_STORED DATA_:

>>>

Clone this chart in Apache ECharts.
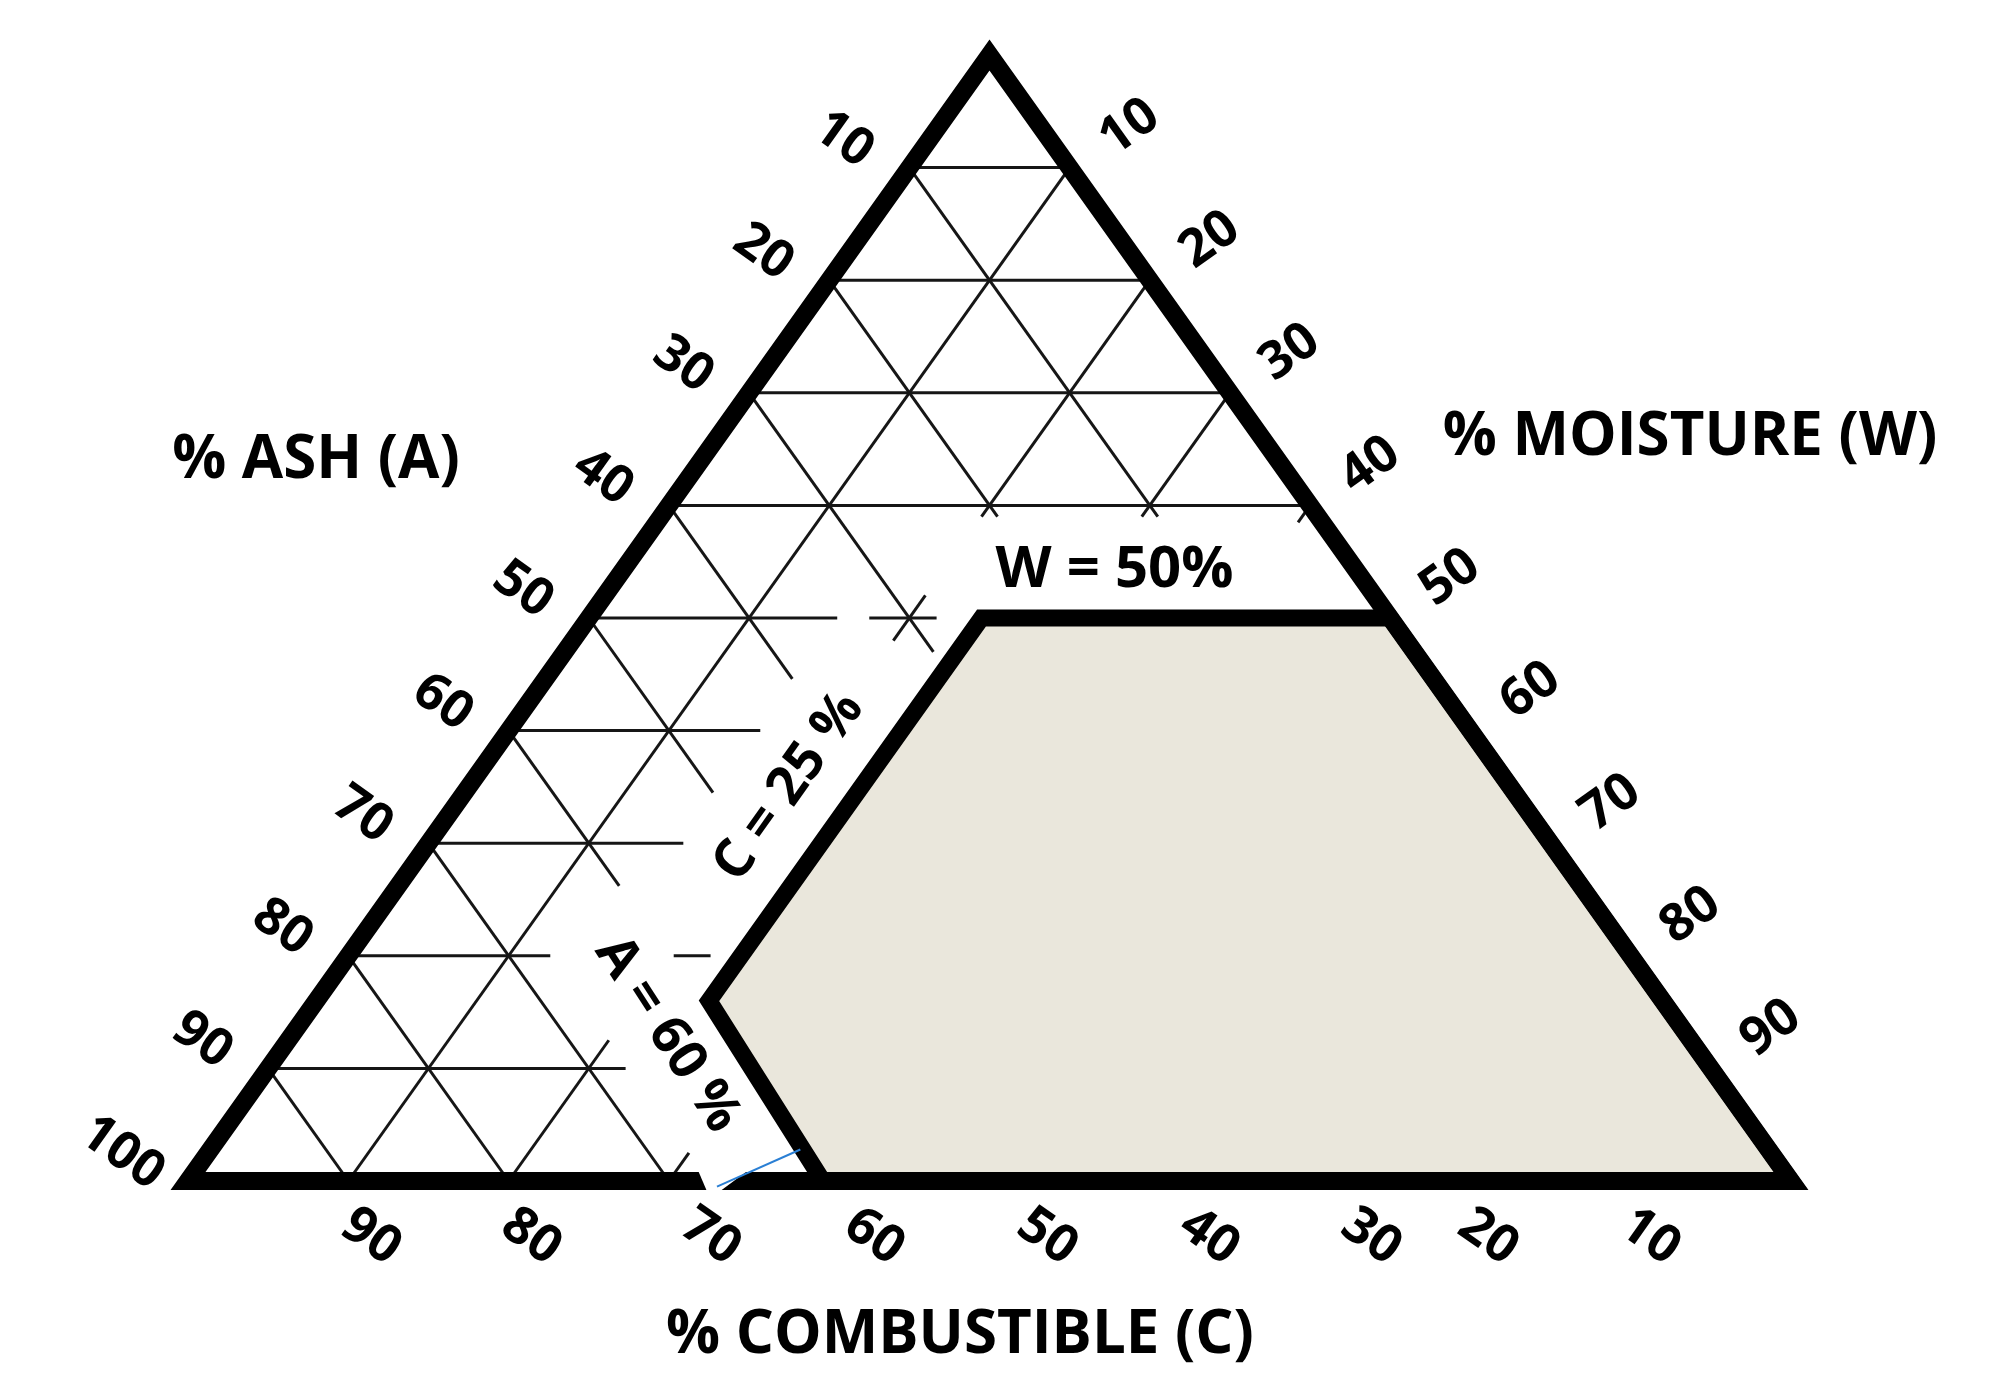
<!DOCTYPE html>
<html>
<head>
<meta charset="utf-8">
<title>Tanner triangle</title>
<script src="https://cdn.jsdelivr.net/npm/echarts@6/dist/echarts.min.js"></script>
<style>
  html, body { margin: 0; background: #fff; }
  #chart { width: 1991px; height: 1397px; }
</style>
</head>
<body>
<div id="chart"></div>
<script>
// grid lines (hand drawn, partly erased near the region)
// moisture lines: [W, C from, C to]
var moistureLines = [[90, 0, 10], [80, 0, 20], [70, 0, 30], [60, 0, 40], [50, 0, 15.5], [50, 17.5, 21.7],
  [40, 0, 15.7], [30, 0, 15.9], [20, 0, 12.6], [20, 20.3, 22.6], [10, 0, 22.3]];
// ash lines: [A, C from, C to]
var ashLines = [[10, 0, 31], [20, 0, 21], [30, 0, 23], [40, 0, 15.4], [50, 0, 15.5], [60, 0, 13.8],
  [70, 0, 30], [80, 0, 20], [90, 0, 10]];
// combustible lines: [C, W from, W to]
var combLines = [[10, 0, 90], [20, 0, 12.5], [20, 48, 52], [20, 59, 80], [30, 0, 2.5], [30, 59, 70], [40, 58.5, 60]];

// combustion region, vertices as [A, C, W]
var region = [[25.5, 24.5, 50], [0, 50, 50], [0, 100, 0], [60.4, 39.6, 0], [59.5, 24.5, 16]];
// outer triangle, vertices as [A, C, W]
var corners = [[100, 0, 0], [0, 0, 100], [0, 100, 0]];

// tick labels
var ashTicks = ['10', '20', '30', '40', '50', '60', '70', '80', '90', '100'];
var moistTicks = ['10', '20', '30', '40', '50', '60', '70', '80', '90'];
var combTicks = ['90', '80', '70', '60', '50', '40', '30', '20', '10'];
var combTickPos = [11.4, 21.4, 32.6, 42.8, 53.6, 63.7, 73.8, 81.1, 91.2];

// annotations
var noteText = ['W = 50%', 'C = 25 %', 'A = 60 %'];
var notePos = [[15.1, 30.7, 54.2], [45, 20, 35], [63.6, 23.4, 13]];
var noteRot = [0, 54.6, -57];

var FONT = '"Open Sans", "Noto Sans", sans-serif';

// ternary -> plane (x along the base, y = moisture)
function tern(a, c, w) { return [c + w / 2, w]; }

var segs = [];
moistureLines.forEach(function (l) {
  segs.push(tern(100 - l[0] - l[1], l[1], l[0]).concat(tern(100 - l[0] - l[2], l[2], l[0])));
});
ashLines.forEach(function (l) {
  segs.push(tern(l[0], l[1], 100 - l[0] - l[1]).concat(tern(l[0], l[2], 100 - l[0] - l[2])));
});
combLines.forEach(function (l) {
  segs.push(tern(100 - l[0] - l[1], l[0], l[1]).concat(tern(100 - l[0] - l[2], l[0], l[2])));
});

// text marks: position in data, pixel offset, rotation
var texts = [];
ashTicks.forEach(function (t, i) {
  var k = (i + 1) * 10;
  texts.push({ pos: tern(k, 0, 100 - k), text: t, dx: -66, dy: -28, rot: -35.5, size: 52 });
});
moistTicks.forEach(function (t, i) {
  var k = (i + 1) * 10;
  texts.push({ pos: tern(0, k, 100 - k), text: t, dx: 60, dy: -40, rot: 35.5, size: 52 });
});
combTicks.forEach(function (t, i) {
  texts.push({ pos: [combTickPos[i], 0], text: t, dx: 0, dy: 56, rot: -35, size: 52 });
});
noteText.forEach(function (t, i) {
  var p = notePos[i];
  texts.push({ pos: tern(p[0], p[1], p[2]), text: t, dx: 0, dy: 0, rot: noteRot[i], size: i === 0 ? 58 : 54 });
});

var chart = echarts.init(document.getElementById('chart'));

var titleStyle = { fontSize: 60, fontWeight: 'bold', fontFamily: FONT, fill: '#000', align: 'center', verticalAlign: 'middle' };

chart.setOption({
  animation: false,
  backgroundColor: '#fff',
  grid: { left: 188, right: 200, top: 55, bottom: 216 },
  xAxis: { type: 'value', min: 0, max: 100, show: false },
  yAxis: { type: 'value', min: 0, max: 100, show: false },
  graphic: [
    { type: 'text', x: 316, y: 461, style: Object.assign({ text: '% ASH (A)' }, titleStyle) },
    { type: 'text', x: 1690, y: 438, style: Object.assign({ text: '% MOISTURE (W)' }, titleStyle) },
    { type: 'text', x: 960, y: 1336, style: Object.assign({ text: '% COMBUSTIBLE (C)' }, titleStyle) }
  ],
  series: [
    {
      // hand drawn grid
      type: 'custom',
      coordinateSystem: 'cartesian2d',
      encode: { x: [0, 2], y: [1, 3] },
      data: segs,
      z: 1,
      renderItem: function (params, api) {
        var p1 = api.coord([api.value(0), api.value(1)]);
        var p2 = api.coord([api.value(2), api.value(3)]);
        return {
          type: 'line',
          shape: { x1: p1[0], y1: p1[1], x2: p2[0], y2: p2[1] },
          style: { stroke: '#161616', lineWidth: 3 }
        };
      }
    },
    {
      // combustion region
      type: 'custom',
      coordinateSystem: 'cartesian2d',
      data: [0],
      z: 2,
      renderItem: function (params, api) {
        var pts = region.map(function (t) { return api.coord(tern(t[0], t[1], t[2])); });
        return {
          type: 'polygon',
          shape: { points: pts },
          style: { fill: '#eae7dc', stroke: '#000', lineWidth: 17, lineJoin: 'miter' }
        };
      }
    },
    {
      // triangle frame
      type: 'custom',
      coordinateSystem: 'cartesian2d',
      data: [0],
      z: 3,
      renderItem: function (params, api) {
        var pts = corners.map(function (t) { return api.coord(tern(t[0], t[1], t[2])); });
        var g1 = api.coord([31.8, 1]), g2 = api.coord([32.4, -1]), g3 = api.coord([33.1, -1]), g4 = api.coord([35, 1]);
        var b1 = api.coord([33, -0.5]), b2 = api.coord([38.2, 2.8]);
        return {
          type: 'group',
          children: [
            { type: 'polygon', shape: { points: pts }, style: { fill: 'none', stroke: '#000', lineWidth: 18, lineJoin: 'miter' } },
            { type: 'polygon', shape: { points: [g1, g2, g3, g4] }, style: { fill: '#fff' } },
            { type: 'line', shape: { x1: b1[0], y1: b1[1], x2: b2[0], y2: b2[1] }, style: { stroke: '#2a7fd4', lineWidth: 2 } }
          ]
        };
      }
    },
    {
      // tick labels and annotations
      type: 'custom',
      coordinateSystem: 'cartesian2d',
      data: texts.map(function (t) { return t.pos; }),
      z: 5,
      renderItem: function (params, api) {
        var t = texts[params.dataIndex];
        var p = api.coord([api.value(0), api.value(1)]);
        return {
          type: 'text',
          x: p[0] + t.dx,
          y: p[1] + t.dy,
          rotation: t.rot * Math.PI / 180,
          style: {
            text: t.text, fontSize: t.size, fontWeight: 'bold', fontFamily: FONT,
            fill: '#000', align: 'center', verticalAlign: 'middle'
          }
        };
      }
    }
  ]
});
</script>
</body>
</html>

<<<

_EXERCISE OBJECTIVE_: Without the pictures, please reproduce each line of the listing above exactly, from the first one through the line bearing "function tern(a, c, w)".

_RIGHT ANSWER_:
Clone this chart in Apache ECharts.
<!DOCTYPE html>
<html>
<head>
<meta charset="utf-8">
<title>Tanner triangle</title>
<script src="https://cdn.jsdelivr.net/npm/echarts@6/dist/echarts.min.js"></script>
<style>
  html, body { margin: 0; background: #fff; }
  #chart { width: 1991px; height: 1397px; }
</style>
</head>
<body>
<div id="chart"></div>
<script>
// grid lines (hand drawn, partly erased near the region)
// moisture lines: [W, C from, C to]
var moistureLines = [[90, 0, 10], [80, 0, 20], [70, 0, 30], [60, 0, 40], [50, 0, 15.5], [50, 17.5, 21.7],
  [40, 0, 15.7], [30, 0, 15.9], [20, 0, 12.6], [20, 20.3, 22.6], [10, 0, 22.3]];
// ash lines: [A, C from, C to]
var ashLines = [[10, 0, 31], [20, 0, 21], [30, 0, 23], [40, 0, 15.4], [50, 0, 15.5], [60, 0, 13.8],
  [70, 0, 30], [80, 0, 20], [90, 0, 10]];
// combustible lines: [C, W from, W to]
var combLines = [[10, 0, 90], [20, 0, 12.5], [20, 48, 52], [20, 59, 80], [30, 0, 2.5], [30, 59, 70], [40, 58.5, 60]];

// combustion region, vertices as [A, C, W]
var region = [[25.5, 24.5, 50], [0, 50, 50], [0, 100, 0], [60.4, 39.6, 0], [59.5, 24.5, 16]];
// outer triangle, vertices as [A, C, W]
var corners = [[100, 0, 0], [0, 0, 100], [0, 100, 0]];

// tick labels
var ashTicks = ['10', '20', '30', '40', '50', '60', '70', '80', '90', '100'];
var moistTicks = ['10', '20', '30', '40', '50', '60', '70', '80', '90'];
var combTicks = ['90', '80', '70', '60', '50', '40', '30', '20', '10'];
var combTickPos = [11.4, 21.4, 32.6, 42.8, 53.6, 63.7, 73.8, 81.1, 91.2];

// annotations
var noteText = ['W = 50%', 'C = 25 %', 'A = 60 %'];
var notePos = [[15.1, 30.7, 54.2], [45, 20, 35], [63.6, 23.4, 13]];
var noteRot = [0, 54.6, -57];

var FONT = '"Open Sans", "Noto Sans", sans-serif';

// ternary -> plane (x along the base, y = moisture)
function tern(a, c, w) { return [c + w / 2, w]; }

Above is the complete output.